When an external system keeps sending webhooks to a Macha trigger that is no longer active (e.g. you deactivated the trigger but Zendesk still has the webhook configured), Macha tracks the rejection count. After a configurable threshold, Macha returns 410 Gone — a signal to the external system to disable the webhook on its end.

Default thresholds per plan:

  • Trial: 20 rejections
  • Starter: 50
  • Pro: 100
  • Enterprise: 200

Practical impact: if you intend to permanently disable a trigger, also clean up the corresponding webhook in the external system. Otherwise the external system will keep firing for a while, accumulating rejection counts, until it gets the 410.

Custom Webhooks

If your event source is something Macha does not have a native trigger for, use a custom webhook trigger. Macha generates a URL and a signing secret; you configure the external system to POST to the URL with the signature header. Common uses: Zendesk triggers with non-standard conditions, internal tools, custom dashboards.

The Macha custom trigger is the same pattern but does not require any specific connector — useful for triggering an agent from a system Macha is not directly integrated with.

Granting Permission Carefully

One last point on autonomy: when a trigger fires, the agent runs without the chat-mode confirmation gate. Tools that would normally pause for human approval execute immediately.

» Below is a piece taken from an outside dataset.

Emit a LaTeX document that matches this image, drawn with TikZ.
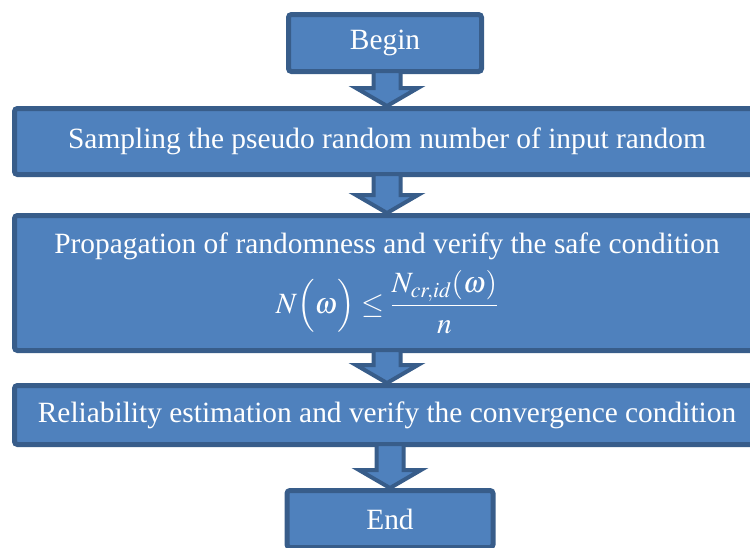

This is the entire point of triggers — but it also means tool selection matters more for autonomous agents than for chat agents.

Before enabling a trigger on an agent, look at the agent's tool list one more time and ask: "If this agent calls every one of these tools without anyone watching, am I OK with that?" If the answer is no, remove the tool, or scope the agent's instructions more tightly, or stay in chat mode for now.